The move has received national attention from the likes of Sports Illustrated, The Big Lead, SB Nation, and Darren Rovell. Remember also that Akron was in the National Spotlight for offering to give away free tuition during a football game this fall.
One may wonder how many students really do not go to games. A quest around campus halfway through fall semester resulted in asking random students how many games they attended. The number of students who did not go to any games outnumbered the ones that went to at least half the games.
But why? Unlike some big schools such as Michigan and Ohio State, student ticket prices did not go up as students can attend any athletic event for free with their student ID cards.
Is it because the teams are not good enough to watch? Well, for a football team that struggles, one might think this is the reason, but this fall, on a sunny and warm Saturday after Akron had defeated Power 5 School Pittsburgh, Marshall fans outnumbered Akron fans in Infocision Stadium. And the basketball team is among the best mid-major programs over the past ten years, so the team’s ability should not be a factor there either.
While the attendance issue is felt across all Akron sports, basketball is one that has a little more success. Akron is fourth in attendance in the MAC when it comes to basketball and third in average home attendance. All this is after they did not play a game against a Power 5 school that brings large crowds (they played only Penn State, who struggles greatly with basketball attendance) unlike leaders Buffalo, Toledo and Ohio with Buffalo playing both Kentucky and Wisconsin, Toledo facing Kansas, and Ohio playing Nebraska.
The reason it is difficult to get students to games boils down to one thing: the fact that only 14% of students live in school-operated living facilities. This means about 86% of all students live off campus. This makes the job hard for an athletic department, especially with brutal winter weather, as it is hard to motivate students to battle the winter weather and poor road conditions to attend a basketball game.

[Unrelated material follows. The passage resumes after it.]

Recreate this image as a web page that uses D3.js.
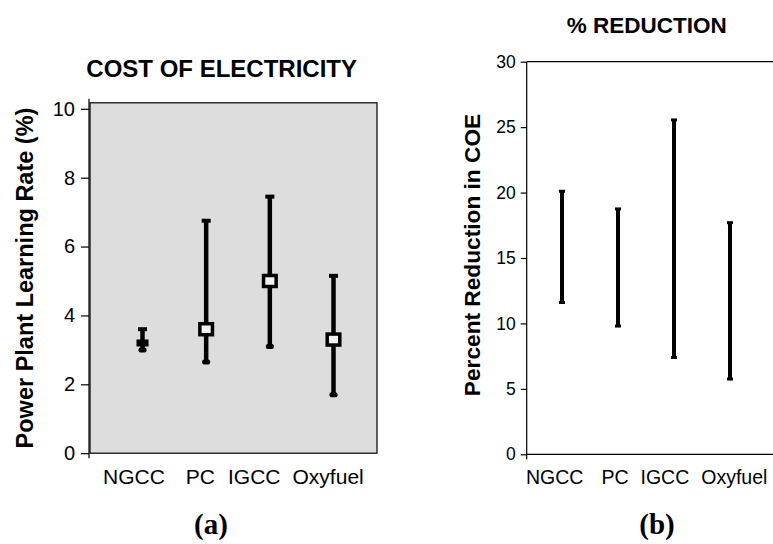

Considering the numbers, however, basketball attendance has been impressive. In the Zips’ game against rival Kent State, a record for student attendance in Keith Dambrot’s tenure was set with 1,200 students attending. Considering around 2,500 students live on campus, it might not get much better than that.
All in all, while Akron has received criticism for this promotion, the university is doing all it can to make students want to go to games, and at the end of the day, the job falls on the students to want to attend.